REVIEWED BY JIM McCAHERY:

   

C. W. GRAFTON – The Rat Began to Gnaw the Rope.  Gil Henry #1. Farrar & Rinehart, hardcover, 1943.  Dell #180, mapback edition, no stated date. Mercury Mystery #97, digest-sized paperback, 1945. Perennial Library, paperback, 1983. Poisoned Pen Press, trade paperback, 2020.

   Ruth McClure of Harpersville, Kentucky becomes suspicious when her deceased dad’s boss, William J. Harper, offers her exorbitant prices for her father’s shares of stock in his company with the stipulation that she turn over to him her father’s papers as well. She approaches Gil Henry, a junior partner in his law firm to investigate.

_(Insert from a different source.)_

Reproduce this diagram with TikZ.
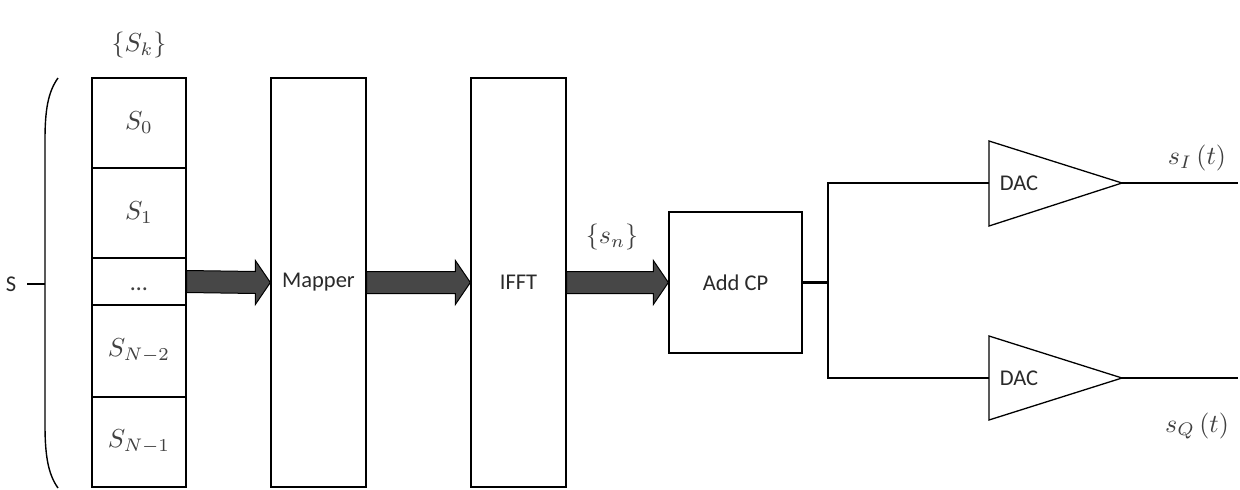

   Gil is an unusual investigator — short, pudgy, thirty, and living at the YMCA. He takes the case and Harper is killed shortly thereafter in his study. Ruth’s stepbrother is arrested on suspicion and Gil has to quit the firm to represent him because the firm proper already handles the Harper estate. Soon a neighbor, Miss Katie, is killed as well.

   There are some very good scenes at the bank when Gil is trying to get into the safety deposit box belonging to Ruth’s father. It’s fairly complicated with a lot of references to stocks and depreciation and whatnot, and Gil does some handy will juggling himself at the request of Mrs. Harper.

   It’s all neatly tied up at the end, however. The Mother Goose title is a bit far-fetched. Gil represents the rat gnawing at the rope, setting off an inevitable chain of events. I will definitely read the sequel,  The Rope Began to Hang the Butcher (1944).

– Reprinted from The Poison Pen, Volume 3, Number 6 (December 1980).